Des électeurs ambivalents

Car le Mouvement est bien l’expression de profonds malaises. Malaise politique du fait de la profonde défiance qui existe en Italie envers les institutions et la classe politique. A ce propos, les électeurs du M5S s’avèrent ambivalents. D’un côté, 55 % d’entre eux, toujours selon l’enquête d’Ilvo Diamanti, pensent que la démocratie peut fonctionner sans les partis. En bons populistes, ils estiment représenter le – bon – peuple contre « la caste » honnie ne laissant nulle place aux conflits entre différents représentants du peuple.

Mais, de l’autre côté, les supporteurs du Mouvement, indignés par la corruption, aspirent à une démocratie plus participative. Le Mouvement 5 étoiles traduit aussi l’exaspération sociale dans un pays qui a souffert et souffre encore de la crise économique et financière, de la rigueur, du chômage, de la progression de la pauvreté et du creusement des inégalités. En particulier, une partie de la jeunesse diplômée se retrouve en situation de précarité, n’arrive pas à trouver un emploi et doit souvent partir à l’étranger.

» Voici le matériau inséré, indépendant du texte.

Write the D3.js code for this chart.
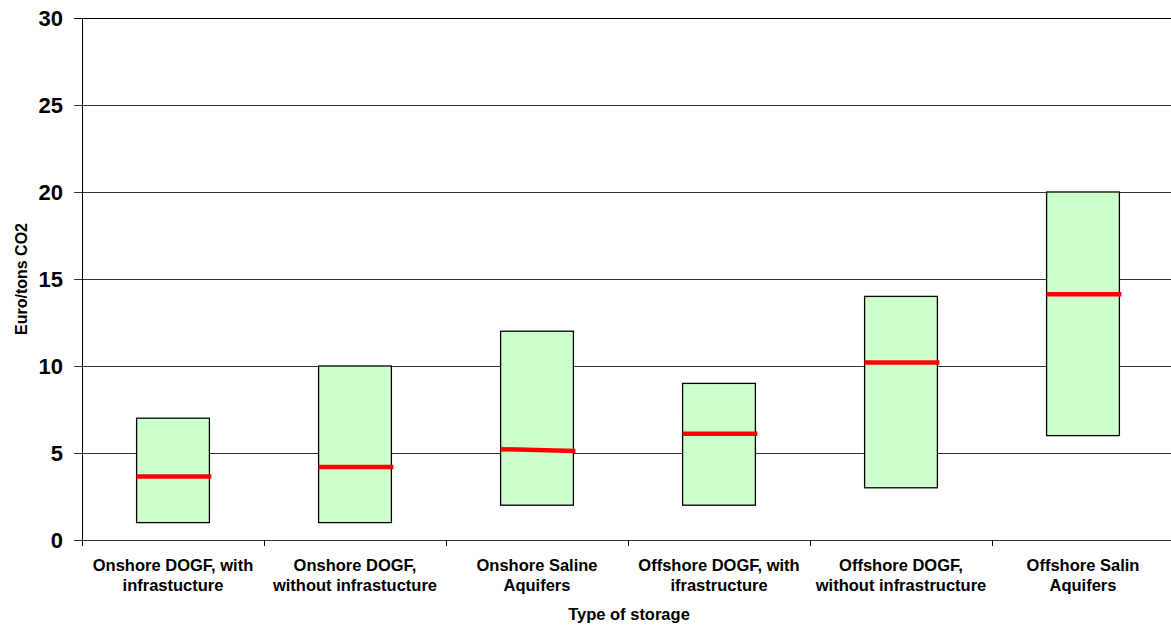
<!DOCTYPE html>
<html>
<head>
<meta charset="utf-8">
<script src="https://cdn.jsdelivr.net/npm/d3@7"></script>
<style>
    body { margin: 0; background: #fff; }
    text { font-family: "Liberation Sans", Arial, sans-serif; font-weight: bold; fill: #000; }
</style>
</head>
<body>
<div id="chart"></div>
<script>
// categories, split into two label lines
const categories = [
    ["Onshore DOGF, with", "infrastucture"],
    ["Onshore DOGF,", "without infrastucture"],
    ["Onshore Saline", "Aquifers"],
    ["Offshore DOGF, with", "ifrastructure"],
    ["Offshore DOGF,", "without infrastructure"],
    ["Offshore Salin", "Aquifers"]
];
const lowValues = [1, 1, 2, 2, 3, 6];
const highValues = [7, 10, 12, 9, 14, 20];
// median line: value at left end, value at right end
const midLeft = [3.65, 4.2, 5.22, 6.1, 10.2, 14.13];
const midRight = [3.65, 4.2, 5.12, 6.1, 10.2, 14.13];
const yTicks = [0, 5, 10, 15, 20, 25, 30];

const width = 1171, height = 625;
const margin = { top: 18, right: -3, bottom: 85, left: 82 };

const svg = d3.select("#chart").append("svg")
    .attr("width", width)
    .attr("height", height);

const x = d3.scaleBand()
    .domain(d3.range(categories.length))
    .range([margin.left, width - margin.right])
    .paddingInner(0)
    .paddingOuter(0);

const y = d3.scaleLinear()
    .domain([0, 30])
    .range([height - margin.bottom, margin.top]);

// gridlines
svg.append("g")
    .selectAll("line")
    .data(yTicks)
    .enter().append("line")
    .attr("x1", margin.left - 8)
    .attr("x2", width)
    .attr("y1", d => Math.round(y(d)) + 0.5)
    .attr("y2", d => Math.round(y(d)) + 0.5)
    .attr("stroke", d => d === 30 ? "#000" : "#333")
    .attr("stroke-width", 1);

// y axis line
svg.append("line")
    .attr("x1", margin.left + 0.5).attr("x2", margin.left + 0.5)
    .attr("y1", y(30)).attr("y2", y(0))
    .attr("stroke", "#000");

// x axis ticks at band edges
const edges = d3.range(categories.length + 1).map(i => margin.left + i * x.bandwidth());
svg.append("g")
    .selectAll("line")
    .data(edges)
    .enter().append("line")
    .attr("x1", d => Math.round(d) + 0.5)
    .attr("x2", d => Math.round(d) + 0.5)
    .attr("y1", Math.round(y(0)))
    .attr("y2", Math.round(y(0)) + 6)
    .attr("stroke", "#000");

// y tick labels
svg.append("g")
    .selectAll("text")
    .data(yTicks)
    .enter().append("text")
    .attr("x", 63)
    .attr("y", d => y(d))
    .attr("dy", "0.36em")
    .attr("text-anchor", "end")
    .style("font-size", "22px")
    .text(d => d);

// boxes
const boxW = x.bandwidth() * 0.4;
svg.append("g")
    .selectAll("rect")
    .data(categories.map((c, i) => i))
    .enter().append("rect")
    .attr("x", i => x(i) + (x.bandwidth() - boxW) / 2)
    .attr("y", i => y(highValues[i]))
    .attr("width", boxW)
    .attr("height", i => y(lowValues[i]) - y(highValues[i]))
    .attr("fill", "#ccffcc")
    .attr("stroke", "#000")
    .attr("stroke-width", 1.3);

// median lines
svg.append("g")
    .selectAll("line")
    .data(categories.map((c, i) => i))
    .enter().append("line")
    .attr("x1", i => x(i) + (x.bandwidth() - boxW) / 2)
    .attr("x2", i => x(i) + (x.bandwidth() + boxW) / 2 + 2)
    .attr("y1", i => y(midLeft[i]))
    .attr("y2", i => y(midRight[i]))
    .attr("stroke", "#ff0000")
    .attr("stroke-width", 4.5);

// x category labels
const xl = svg.append("g")
    .selectAll("text")
    .data(categories)
    .enter().append("text")
    .attr("x", (d, i) => x(i) + x.bandwidth() / 2)
    .attr("y", 571)
    .attr("text-anchor", "middle")
    .style("font-size", "16.5px");
xl.append("tspan")
    .attr("x", (d, i) => x(i) + x.bandwidth() / 2)
    .text(d => d[0]);
xl.append("tspan")
    .attr("x", (d, i) => x(i) + x.bandwidth() / 2)
    .attr("dy", 20)
    .text(d => d[1]);

// axis titles
svg.append("text")
    .attr("x", 629)
    .attr("y", 620)
    .attr("text-anchor", "middle")
    .style("font-size", "16.5px")
    .text("Type of storage");

svg.append("text")
    .attr("transform", `translate(27, ${y(15)}) rotate(-90)`)
    .attr("text-anchor", "middle")
    .style("font-size", "16px")
    .text("Euro/tons CO2");
</script>
</body>
</html>
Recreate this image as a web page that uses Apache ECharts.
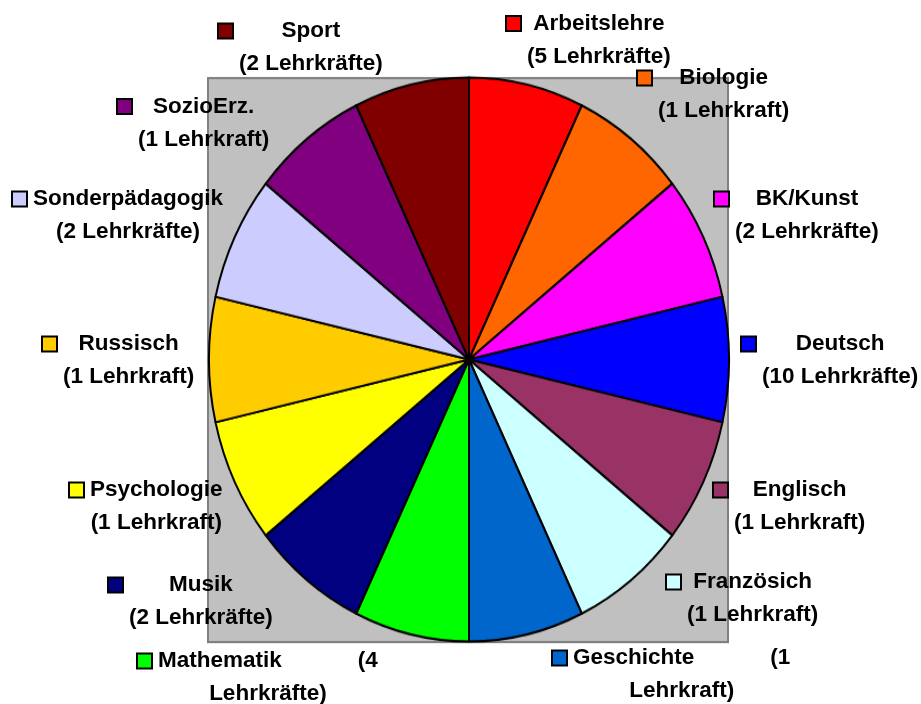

Enfin, l’Italie, pays des plus europhiles, est devenue l’un des plus eurosceptiques. L’Union européenne est associée à l’austérité, à la détérioration du pouvoir d’achat et à l’absence de démocratie. Peu importe pour cette partie des Italiens que la dette publique batte des records et que le système bancaire soit d’une extrême fragilité.

Ces facteurs favorisent le Mouvement 5 étoiles. D’autant que le Parti Démocrate (centre gauche) de Matteo Renzi, en perte de vitesse, et les partis de centre-droit, en progression ces derniers temps, n’apportent pas vraiment des réponses convaincantes aux inquiétudes, aux peurs et aux aspirations des Italiens. C’est pourquoi le M5S est loin d’avoir disparu.

Par Marc Lazar, Directeur du Centre d'histoire de Sciences Po et président de la School of government de la Luiss, à Rome.